Повседневная жизнь армии Александра Македонского - Поль Фор
Шрифт:
Интервал:
Закладка:
Жалованье
Сколько же получали те, кто не сложил голову во время штурмов городов и крепостей, посреди пустынь, будучи застигнутым врасплох из засады? Слово «солдат» подразумевает жалованье[18], слово «наемник» — торговую сделку. Говоря о финансовых запросах нескольких сотен тысяч брошенных в царскую мясорубку воинов, задавленных нищетой и потому принужденных себя продавать, античные авторы проявляют странную сдержанность.
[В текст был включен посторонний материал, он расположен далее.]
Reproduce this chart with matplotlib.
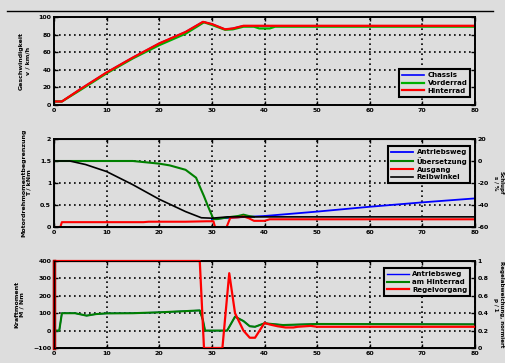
"""Simulation result: speed, engine torque limit and control torque over time."""
import matplotlib
matplotlib.use("Agg")
import matplotlib.pyplot as plt
from matplotlib.lines import Line2D

BG = "#dddddd"

# --- top panel: speed ---
t_speed_rear = [0, 1.5, 5, 10, 15, 20, 25, 28.3, 30, 32.5, 34, 36, 80]
speed_rear = [4, 4, 18, 37, 54, 70, 83, 94.5, 92, 86, 87, 90, 90]
t_speed_front = [0, 1.5, 5, 10, 15, 20, 25, 28.5, 30, 32.5, 34, 36, 38, 39, 41, 42, 80]
speed_front = [4, 4, 17, 36, 53, 68, 81, 94, 91, 85.5, 86, 89, 89, 87, 87, 89, 89]
speed_labels = ["Chassis", "Vorderrad", "Hinterrad"]

# --- middle panel: torque limit ---
t_black = [0, 3, 6, 10, 15, 20, 25, 28, 30, 33, 80]
v_black = [1.5, 1.5, 1.42, 1.26, 0.96, 0.63, 0.35, 0.21, 0.2, 0.23, 0.23]
t_green = [0, 15, 20, 22, 25, 27, 27.7, 28.5, 29.3, 30.3, 31, 33, 35, 36, 37, 38]
v_green = [1.5, 1.5, 1.44, 1.4, 1.3, 1.12, 0.92, 0.7, 0.46, 0.18, 0.18, 0.22, 0.25, 0.28, 0.25, 0.23]
t_blue = [30, 32, 35, 40, 50, 60, 70, 80]
v_blue = [0.18, 0.2, 0.22, 0.25, 0.35, 0.46, 0.56, 0.65]
t_red = [0, 1.2, 1.5, 10, 17, 18, 25, 29, 30.3, 30.6, 32.8, 33.5, 35, 36, 37, 38, 40, 41, 80]
v_red = [0, 0, 0.11, 0.11, 0.11, 0.12, 0.12, 0.13, 0.13, 0, 0, 0.21, 0.22, 0.24, 0.2, 0.14, 0.14, 0.175, 0.175]
torque_labels = ["Antriebsweg", "Übersetzung", "Ausgang", "Reibwinkel"]

# --- bottom panel: control torque ---
t_ctrl = [0, 0, 27.7, 28.5, 32.0, 33.3, 34.4, 36.0, 37.2, 38.2, 40, 41, 42.5, 44, 45.5, 46.3, 48.8, 50, 80]
v_ctrl = [-100, 400, 400, -100, -100, 330, 100, 0, -41, -41, 44, 35, 25, 18, 18, 22, 27, 22, 22]
t_wheel = [0, 1, 1.5, 4, 6.2, 8, 10, 15, 20, 25, 27.7, 28.3, 28.7, 32.9, 34.4, 36, 37.2, 38.2, 40, 43.5, 50, 80]
v_wheel = [0, 0, 100, 100, 86, 95, 99, 100, 105, 112, 116, 60, 0, 0, 80, 55, 25, 22, 42, 32, 38, 36]
ctrl_labels = ["Antriebsweg", "am Hinterrad", "Regelvorgang"]

x_ticks = list(range(0, 81, 10))

plt.rcParams["font.family"] = ["DejaVu Sans"]
plt.rcParams["font.weight"] = "bold"
plt.rcParams["font.size"] = 4.5

fig = plt.figure(figsize=(5.05, 3.63), dpi=100, facecolor=BG)
W, H = 505.0, 363.0


def make_axes(top, bottom):
    return fig.add_axes([54 / W, 1 - bottom / H, (475 - 54) / W, (bottom - top) / H])


def style(ax, both_sides=True):
    ax.set_facecolor(BG)
    ax.set_xlim(0, 80)
    ax.set_xticks(x_ticks)
    ax.grid(True, color="black", linestyle=(0, (1, 2)), linewidth=1.2)
    for s in ax.spines.values():
        s.set_linewidth(1.4)
    ax.tick_params(direction="in", length=3, width=1.0, pad=2,
                   top=True, right=both_sides, labelsize=4.5)
    for lab in ax.get_xticklabels() + ax.get_yticklabels():
        lab.set_fontweight("bold")


def legend(ax, handles, labels, loc, anchor):
    leg = ax.legend(handles, labels, loc=loc, bbox_to_anchor=anchor, fontsize=5,
                    fancybox=False, framealpha=1, facecolor=BG, edgecolor="black",
                    handlelength=3.2, borderpad=0.4, labelspacing=0.25, handletextpad=0.5)
    leg.get_frame().set_linewidth(1.5)
    for txt in leg.get_texts():
        txt.set_fontweight("bold")
    return leg


def right_axis(ax, ylim, ticks, ticklabels, label):
    axr = ax.twinx()
    axr.set_ylim(*ylim)
    axr.set_yticks(ticks)
    axr.set_yticklabels(ticklabels)
    axr.tick_params(direction="in", length=3, width=1.0, pad=2, labelsize=4.5)
    axr.set_ylabel(label, fontsize=4, fontweight="bold", rotation=270,
                   va="bottom", labelpad=3)
    for lab in axr.get_yticklabels():
        lab.set_fontweight("bold")
    return axr


# top
ax1 = make_axes(17, 105)
h1, = ax1.plot(t_speed_rear, speed_rear, color="#0000ff", lw=1.2)
h2, = ax1.plot(t_speed_front, speed_front, color="#00b000", lw=1.6)
h3, = ax1.plot(t_speed_rear, speed_rear, color="#ff0000", lw=1.6)
ax1.set_ylim(0, 100)
ax1.set_yticks(range(0, 101, 20))
style(ax1)
ax1.set_ylabel("Geschwindigkeit\nv / km/h", fontsize=4.5, fontweight="bold", labelpad=6)
legend(ax1, [h1, h2, h3], speed_labels, "lower right", (0.997, 0.057))

# middle
ax2 = make_axes(139, 227)
b1, = ax2.plot(t_blue, v_blue, color="#0000ff", lw=1.3)
g1, = ax2.plot(t_green, v_green, color="#008000", lw=1.5)
r1, = ax2.plot(t_red, v_red, color="#ff0000", lw=1.5)
k1, = ax2.plot(t_black, v_black, color="black", lw=1.2)
ax2.set_ylim(0, 2)
ax2.set_yticks([0, 0.5, 1, 1.5, 2])
ax2.set_yticklabels(["0", "0.5", "1", "1.5", "2"])
style(ax2, both_sides=False)
ax2.set_ylabel("Motordrehmomentbegrenzung\nT / kNm", fontsize=4.5, fontweight="bold", labelpad=6)
ax2r = right_axis(ax2, (-60, 20), [-60, -40, -20, 0, 20],
                  ["-60", "-40", "-20", "0", "20"], "Schlupf\ns / %")
legend(ax2r, [b1, g1, r1, k1], torque_labels, "upper right", (0.997, 0.955))

# bottom
ax3 = make_axes(261, 348)
bb, = ax3.plot(t_wheel, v_wheel, color="#0000ff", lw=1.0)
gg, = ax3.plot(t_wheel, v_wheel, color="#008000", lw=1.5)
rr, = ax3.plot(t_ctrl, v_ctrl, color="#ff0000", lw=1.6, clip_on=False, zorder=3)
ax3.plot([0, 0], [-100, 400], color="#b00000", lw=2.5, clip_on=False, zorder=3)
ax3.set_ylim(-100, 400)
ax3.set_yticks(range(-100, 401, 100))
style(ax3, both_sides=False)
ax3.set_ylabel("Kraftmoment\nM / Nm", fontsize=4.5, fontweight="bold", labelpad=6)
ax3r = right_axis(ax3, (0, 1), [0, 0.2, 0.4, 0.6, 0.8, 1],
                  ["0", "0.2", "0.4", "0.6", "0.8", "1"],
                  "Regelabweichung, normiert\np / 1")
legend(ax3r, [bb, gg, rr], ctrl_labels, "upper right", (0.997, 0.954))

# header rule
fig.add_artist(Line2D([7 / W, 493 / W], [1 - 11 / H, 1 - 11 / H], color="black", lw=1.0))

fig.savefig("out.png", dpi=100, facecolor=BG)
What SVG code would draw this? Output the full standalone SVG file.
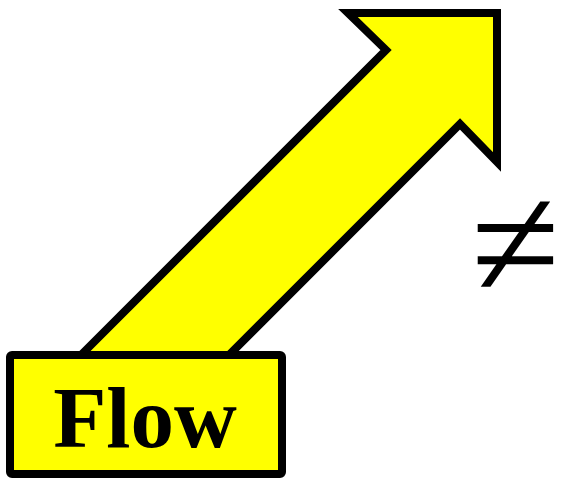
<svg xmlns="http://www.w3.org/2000/svg" width="562" height="479" viewBox="0 0 562 479">
  <style>
    .shape { fill: #ffff00; stroke: #000000; stroke-width: 8; stroke-linejoin: miter; }
    .box { fill: #ffff00; stroke: #000000; stroke-width: 8; }
    .label { font-family: "Liberation Serif", "Times New Roman", serif; font-weight: bold; fill: #000000; }
    .sym { font-family: "Liberation Serif", "Times New Roman", serif; fill: #000000; }
  </style>
  <g id="connectors">
    <polygon class="shape" points="46,390 386,50 348,13 497,13 497,162 460,124 194,390"/>
  </g>
  <g id="flow-node">
    <rect class="box" x="10" y="355" width="272" height="119" rx="2"/>
    <text class="label" x="145" y="447" font-size="87" text-anchor="middle">Flow</text>
  </g>
  <g id="not-equal">
    <text class="sym" x="471" y="298" font-size="162">≠</text>
  </g>
</svg>
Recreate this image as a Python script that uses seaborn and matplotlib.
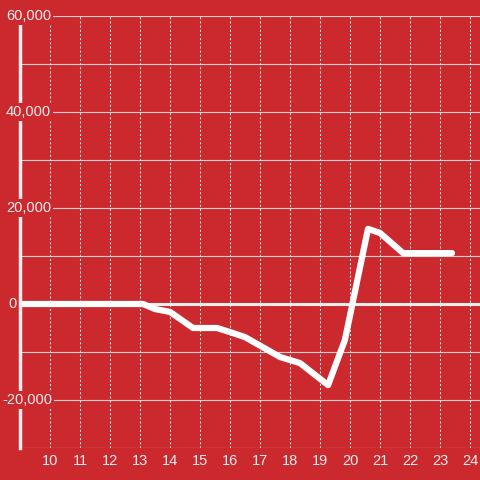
import matplotlib
matplotlib.use("Agg")
import matplotlib.pyplot as plt
import matplotlib.transforms as mtransforms
import seaborn as sns
import pandas as pd

# Werte
x_werte = [9.0, 13.1, 13.5, 14.0, 14.77, 15.57, 16.0, 16.5, 17.67, 18.33, 19.27, 19.83, 20.6, 21.0, 21.77, 23.4]
y_werte = [0, 0, -1050, -1650, -5000, -5000, -5850, -6900, -11050, -12300, -16900, -7500, 15650, 14800, 10600, 10600]
x_ticks = [10, 11, 12, 13, 14, 15, 16, 17, 18, 19, 20, 21, 22, 23, 24]
y_ticks = [60000, 40000, 20000, 0, -20000]
y_grid = [60000, 50000, 40000, 30000, 20000, 10000, 0, -10000, -20000, -30000]

rot = "#cc292e"
hell = "#eeeeee"

sns.set_style("white", {"axes.facecolor": rot, "figure.facecolor": rot})
plt.rcParams["font.family"] = ["Liberation Sans", "DejaVu Sans"]

df = pd.DataFrame({"x": x_werte, "y": y_werte})

fig = plt.figure(figsize=(4.8, 4.8), dpi=100)
ax = fig.add_axes([20 / 480, 32 / 480, 460 / 480, 432 / 480])
ax.set_facecolor(rot)

# Gitter
for g in y_grid:
    if g == 0:
        continue
    ax.axhline(g, color="#d0d0d0", lw=0.8, zorder=1)
for t in x_ticks:
    ax.axvline(t, color="#e8e8e8", lw=0.75, ls=(0, (2, 2)), zorder=1)
ax.axhline(0, color=hell, lw=2.2, zorder=2)

sns.lineplot(data=df, x="x", y="y", ax=ax, color="white", lw=4.5, zorder=3)

ax.set_xlim(9, 9 + 460 / 30)
ax.set_ylim(-30000, 60000)

for s in ["top", "right", "bottom"]:
    ax.spines[s].set_visible(False)
ax.spines["left"].set_color(hell)
ax.spines["left"].set_linewidth(2.5)
ax.spines["left"].set_zorder(4)

ax.set_xticks(x_ticks)
ax.set_xticklabels([str(t) for t in x_ticks], color=hell, fontsize=10.5)
ax.tick_params(axis="x", length=0, pad=4)
ax.set_yticks([])
ax.set_xlabel("")
ax.set_ylabel("")

# y-Beschriftungen liegen im Diagramm, mit rotem Hintergrund
trans = mtransforms.blended_transform_factory(fig.transFigure, ax.transData)
for t in y_ticks:
    label = f"{t:,}"
    if t == 0:
        x0 = 8
    elif t < 0:
        x0 = 2
    else:
        x0 = 6
    ax.text(x0 / 480, t, label, transform=trans, ha="left", va="center",
            color=hell, fontsize=10.5, zorder=5, clip_on=False,
            bbox=dict(facecolor=rot, edgecolor="none", pad=1.5))

fig.savefig("out.png", dpi=100, facecolor=rot)
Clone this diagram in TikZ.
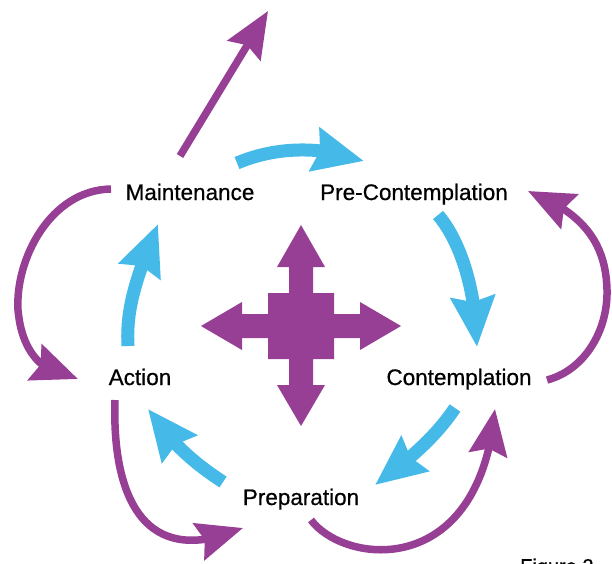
\documentclass[tikz,border=0pt]{standalone}
\usepackage{fontspec}
\setmainfont{Liberation Sans}
\newfontfamily\lblfont{Liberation Sans}[FakeBold=0.6]
\usetikzlibrary{arrows.meta,bending}
\definecolor{cblue}{RGB}{69,186,233}
\definecolor{cpurple}{RGB}{150,63,148}
\begin{document}
\begin{tikzpicture}[x=1pt,y=-1pt,
  lbl/.style={font=\lblfont\fontsize{22.5}{26}\selectfont, text=black, inner sep=0pt, anchor=base},
  bluearrow/.style={draw=cblue, line width=13pt, line cap=butt, -{Stealth[length=50pt,width=43pt,inset=5pt,flex]}},
  purplearrow/.style={draw=cpurple, line width=7.5pt, line cap=butt, -{Stealth[length=46pt,width=38pt,inset=6pt,flex]}},
  cross/.style={fill=cpurple, draw=none}
]
\useasboundingbox (0,0) rectangle (612,563);
\clip (0,0) rectangle (612,563);

% labels
\node[lbl] (maint) at (190,200) {Maintenance};
\node[lbl] (precon) at (414,200) {Pre-Contemplation};
\node[lbl] (contem) at (459,385) {Contemplation};
\node[lbl] (action) at (140,385) {Action};
\node[lbl] (prep) at (301,505) {Preparation};
\node[font=\lblfont\fontsize{20}{24}\selectfont, inner sep=0pt, anchor=base west] (fig) at (520,573) {Figure 2};

% connector end points
\coordinate (b1s) at (237,163); \coordinate (b1e) at (364,161);
\coordinate (b2s) at (438,215); \coordinate (b2e) at (477,347);
\coordinate (b3s) at (455,408); \coordinate (b3e) at (375,485);
\coordinate (b4s) at (223,482); \coordinate (b4e) at (148,409);
\coordinate (b5s) at (128,346); \coordinate (b5e) at (158,224);
\coordinate (p0s) at (180,156); \coordinate (p0e) at (268,11);
\coordinate (p1s) at (111,189); \coordinate (p1m) at (18,310); \coordinate (p1e) at (78,379);
\coordinate (p2s) at (115,400); \coordinate (p2e) at (243,528);
\coordinate (p3s) at (311,520); \coordinate (p3e) at (495,409);
\coordinate (p4s) at (547,380); \coordinate (p4m) at (607,290); \coordinate (p4e) at (528,191);

% blue cycle arrows
\draw[bluearrow] (b1s) .. controls (275,147) and (320,145) .. (b1e);
\draw[bluearrow] (b2s) .. controls (458,238) and (476,285) .. (b2e);
\draw[bluearrow] (b3s) .. controls (440,430) and (420,452) .. (b3e);
\draw[bluearrow] (b4s) .. controls (205,470) and (175,450) .. (b4e);
\draw[bluearrow] (b5s) .. controls (126,310) and (135,280) .. (b5e);

% purple arrows
\draw[purplearrow] (p0s) -- (p0e);
\draw[purplearrow] (p1s) .. controls (50,190) and (15,260) .. (p1m) .. controls (22,355) and (45,375) .. (p1e);
\draw[purplearrow] (p2s) .. controls (112,490) and (140,572) .. (p2e);
\draw[purplearrow] (p3s) .. controls (345,565) and (480,580) .. (p3e);
\draw[purplearrow] (p4s) .. controls (585,370) and (608,330) .. (p4m) .. controls (606,250) and (590,215) .. (p4e);

% central four-way arrow
\fill[cross] (301,225) -- (325,267) -- (313,267) -- (313,293) -- (334,293) -- (334,314) -- (360,314) -- (360,302) -- (401,326) -- (360,350) -- (360,338) -- (334,338) -- (334,359) -- (313,359) -- (313,385) -- (325,385) -- (301,426) -- (277,385) -- (289,385) -- (289,359) -- (268,359) -- (268,338) -- (242,338) -- (242,350) -- (201,326) -- (242,302) -- (242,314) -- (268,314) -- (268,293) -- (289,293) -- (289,267) -- (277,267) -- cycle;
\end{tikzpicture}
\end{document}
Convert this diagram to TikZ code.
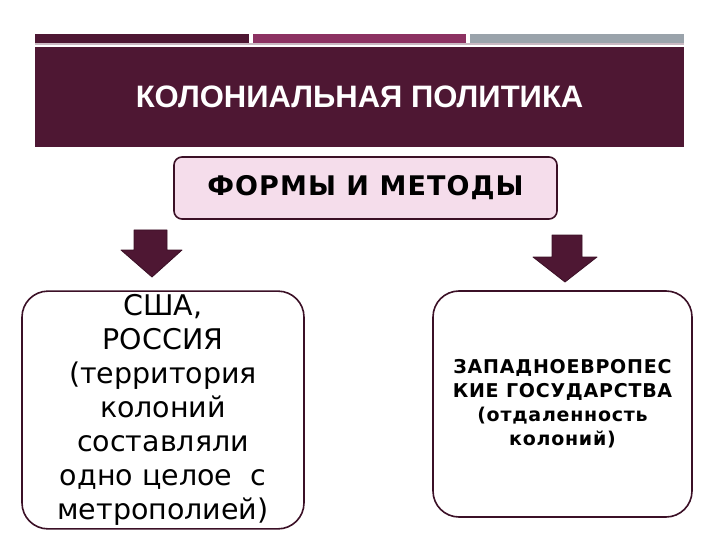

И лишь проверяя и сопоставляя факты, мы можем предположить, на что могли надеяться юноши из македонских семей, насильно взятые в конницу и национальное ополчение, всадники и пехотинцы союзнических контингентов, чужеземные вспомогательные войска, в большей или меньшей степени обученные владеть тем или иным оружием. Разумеется, на высокую плату и поживу: золото, земли, женщин, скот. Но какая разница в оплате! Воинам отпущенного из войска греческого контингента после смерти Дария в конце лета 330 года было выдано специальное вознаграждение: каждый всадник получил 1 талант, то есть 6 тысяч драхм, а каждый пехотинец — только тысячу драхм, то есть в шесть раз меньше. Тем же, кто предпочел остаться в армии и принять участие в бесконечных кампаниях (еще в течение семи лет!), выплатили 3 таланта. Год спустя 900 ветеранов покидают войско в Согдиане, и на этот раз, похоже, они получают двойную плату: каждый всадник (македонский) — 2 таланта, каждый пехотинец (наемник) — 3 тысячи драхм. Наконец, у Квинта Курция (V, 1, 45) мы узнаем, что серебро, доставленное персами в Вавилон, пошло на вознаграждение: каждому македонскому всаднику — 600 драхм, каждому всаднику союзнической кавалерии — 500 драхм, каждому македонскому пехотинцу — 200 драхм, каждому наемнику — трехмесячное жалованье, то есть от 230 до 375 драхм. Поскольку речь идет о премии, составляющей 10 процентов от сумм, перечисленных ниже, можно сделать вывод, что после битвы при Гавгамелах (1 октября 331 года) и захвата персидских сокровищ один македонский всадник получил в шесть раз больше, чем македонский же пехотинец, и что всадник союзнических войск, будь то фессалиец, фракиец, иониец, которому выдавалось 5 тысяч драхм, получал в три-четыре раза больше, чем наемник-пехотинец.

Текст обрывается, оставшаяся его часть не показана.